Request:
Drop the images; return everything else in the listing below exactly.

*** Data extract

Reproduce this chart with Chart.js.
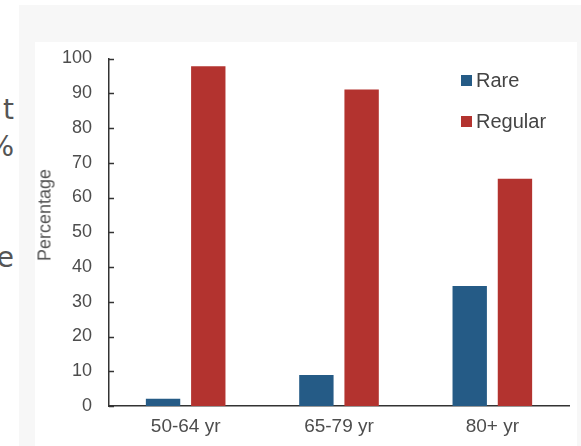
<!DOCTYPE html>
<html>
<head>
<meta charset="utf-8">
<script src="https://cdn.jsdelivr.net/npm/chart.js@4.4.0/dist/chart.umd.min.js"></script>
<style>
  html, body { margin: 0; padding: 0; background: #fff; }
  body { width: 581px; height: 446px; position: relative; overflow: hidden; font-family: "Liberation Sans", Arial, sans-serif; }
  #panel { position: absolute; left: 19px; top: 5px; width: 562px; height: 441px; background: #f7f7f7; }
  #card { position: absolute; left: 35px; top: 42px; width: 542px; height: 404px; background: #fff; }
  #side { position: absolute; left: 0; top: 0; width: 15px; height: 446px; overflow: hidden; }
  #side span { position: absolute; right: 1px; font: 28px "DejaVu Sans", sans-serif; color: #555; line-height: 1; }
  #ytitle { position: absolute; left: 45px; top: 215px; transform: translate(-50%, -50%) rotate(-90deg); font: 18px "Liberation Sans", Arial, sans-serif; color: #555; white-space: nowrap; }
  #legend { position: absolute; left: 461px; top: 68px; }
  .item { display: flex; align-items: center; height: 24px; margin-bottom: 17px; font: 20px "Liberation Sans", Arial, sans-serif; color: #444; }
  .box { width: 11px; height: 11px; margin-right: 4px; }
</style>
</head>
<body>
<div id="panel"></div>
<div id="side"><span style="top:96px">t</span><span style="top:133px">%</span><span style="top:244px">e</span></div>
<div id="card"><canvas id="chart" width="542" height="404"></canvas></div>
<div id="ytitle">Percentage</div>
<div id="legend"></div>
<script>
const categories = ['50-64 yr', '65-79 yr', '80+ yr'];
const rare = [2.1, 8.9, 34.5];
const regular = [97.8, 91.1, 65.4];
const seriesNames = ['Rare', 'Regular'];
const seriesColors = ['#255b86', '#b3332f'];
const yTicks = [0, 10, 20, 30, 40, 50, 60, 70, 80, 90, 100];

// tick marks point into the plot, so draw them ourselves
const innerTicks = {
  id: 'innerTicks',
  afterDraw(chart) {
    const ctx = chart.ctx;
    const y = chart.scales.y;
    const left = chart.chartArea.left;
    ctx.save();
    ctx.strokeStyle = '#333';
    ctx.lineWidth = 1.5;
    yTicks.forEach(v => {
      const py = Math.round(y.getPixelForValue(v)) + 0.5;
      ctx.beginPath();
      ctx.moveTo(left, py);
      ctx.lineTo(left + 5, py);
      ctx.stroke();
    });
    ctx.restore();
  }
};

new Chart(document.getElementById('chart'), {
  type: 'bar',
  data: {
    labels: categories,
    datasets: [
      { label: seriesNames[0], data: rare, backgroundColor: seriesColors[0] },
      { label: seriesNames[1], data: regular, backgroundColor: seriesColors[1] }
    ]
  },
  options: {
    responsive: false,
    animation: false,
    categoryPercentage: 0.59,
    barPercentage: 0.76,
    layout: { padding: { left: 0, right: 8, top: 16.5, bottom: 0 } },
    plugins: { legend: { display: false }, tooltip: { enabled: false } },
    scales: {
      x: {
        grid: { display: false, drawTicks: false },
        border: { color: '#333', width: 1.5 },
        ticks: { color: '#4d4d4d', font: { family: 'Liberation Sans', size: 19 }, padding: 9 },
        afterFit(s) { s.height = 40; }
      },
      y: {
        min: 0,
        max: 100,
        afterBuildTicks(s) { s.ticks = yTicks.map(v => ({ value: v })); },
        grid: { display: false, drawTicks: false },
        border: { color: '#333', width: 1.5 },
        ticks: { color: '#4d4d4d', font: { family: 'Liberation Sans', size: 18 }, padding: 17 },
        afterFit(s) { s.width = 74; s.paddingTop = 8; s.paddingBottom = 8; }
      }
    }
  },
  plugins: [innerTicks]
});

const legend = document.getElementById('legend');
seriesNames.forEach((name, i) => {
  const item = document.createElement('div');
  item.className = 'item';
  item.innerHTML = '<span class="box" style="background:' + seriesColors[i] + '"></span>' + name;
  legend.appendChild(item);
});
</script>
</body>
</html>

******

Exercise answer:
Reproduce this chart with Chart.js.
<!DOCTYPE html>
<html>
<head>
<meta charset="utf-8">
<script src="https://cdn.jsdelivr.net/npm/chart.js@4.4.0/dist/chart.umd.min.js"></script>
<style>
  html, body { margin: 0; padding: 0; background: #fff; }
  body { width: 581px; height: 446px; position: relative; overflow: hidden; font-family: "Liberation Sans", Arial, sans-serif; }
  #panel { position: absolute; left: 19px; top: 5px; width: 562px; height: 441px; background: #f7f7f7; }
  #card { position: absolute; left: 35px; top: 42px; width: 542px; height: 404px; background: #fff; }
  #side { position: absolute; left: 0; top: 0; width: 15px; height: 446px; overflow: hidden; }
  #side span { position: absolute; right: 1px; font: 28px "DejaVu Sans", sans-serif; color: #555; line-height: 1; }
  #ytitle { position: absolute; left: 45px; top: 215px; transform: translate(-50%, -50%) rotate(-90deg); font: 18px "Liberation Sans", Arial, sans-serif; color: #555; white-space: nowrap; }
  #legend { position: absolute; left: 461px; top: 68px; }
  .item { display: flex; align-items: center; height: 24px; margin-bottom: 17px; font: 20px "Liberation Sans", Arial, sans-serif; color: #444; }
  .box { width: 11px; height: 11px; margin-right: 4px; }
</style>
</head>
<body>
<div id="panel"></div>
<div id="side"><span style="top:96px">t</span><span style="top:133px">%</span><span style="top:244px">e</span></div>
<div id="card"><canvas id="chart" width="542" height="404"></canvas></div>
<div id="ytitle">Percentage</div>
<div id="legend"></div>
<script>
const categories = ['50-64 yr', '65-79 yr', '80+ yr'];
const rare = [2.1, 8.9, 34.5];
const regular = [97.8, 91.1, 65.4];
const seriesNames = ['Rare', 'Regular'];
const seriesColors = ['#255b86', '#b3332f'];
const yTicks = [0, 10, 20, 30, 40, 50, 60, 70, 80, 90, 100];

// tick marks point into the plot, so draw them ourselves
const innerTicks = {
  id: 'innerTicks',
  afterDraw(chart) {
    const ctx = chart.ctx;
    const y = chart.scales.y;
    const left = chart.chartArea.left;
    ctx.save();
    ctx.strokeStyle = '#333';
    ctx.lineWidth = 1.5;
    yTicks.forEach(v => {
      const py = Math.round(y.getPixelForValue(v)) + 0.5;
      ctx.beginPath();
      ctx.moveTo(left, py);
      ctx.lineTo(left + 5, py);
      ctx.stroke();
    });
    ctx.restore();
  }
};

new Chart(document.getElementById('chart'), {
  type: 'bar',
  data: {
    labels: categories,
    datasets: [
      { label: seriesNames[0], data: rare, backgroundColor: seriesColors[0] },
      { label: seriesNames[1], data: regular, backgroundColor: seriesColors[1] }
    ]
  },
  options: {
    responsive: false,
    animation: false,
    categoryPercentage: 0.59,
    barPercentage: 0.76,
    layout: { padding: { left: 0, right: 8, top: 16.5, bottom: 0 } },
    plugins: { legend: { display: false }, tooltip: { enabled: false } },
    scales: {
      x: {
        grid: { display: false, drawTicks: false },
        border: { color: '#333', width: 1.5 },
        ticks: { color: '#4d4d4d', font: { family: 'Liberation Sans', size: 19 }, padding: 9 },
        afterFit(s) { s.height = 40; }
      },
      y: {
        min: 0,
        max: 100,
        afterBuildTicks(s) { s.ticks = yTicks.map(v => ({ value: v })); },
        grid: { display: false, drawTicks: false },
        border: { color: '#333', width: 1.5 },
        ticks: { color: '#4d4d4d', font: { family: 'Liberation Sans', size: 18 }, padding: 17 },
        afterFit(s) { s.width = 74; s.paddingTop = 8; s.paddingBottom = 8; }
      }
    }
  },
  plugins: [innerTicks]
});

const legend = document.getElementById('legend');
seriesNames.forEach((name, i) => {
  const item = document.createElement('div');
  item.className = 'item';
  item.innerHTML = '<span class="box" style="background:' + seriesColors[i] + '"></span>' + name;
  legend.appendChild(item);
});
</script>
</body>
</html>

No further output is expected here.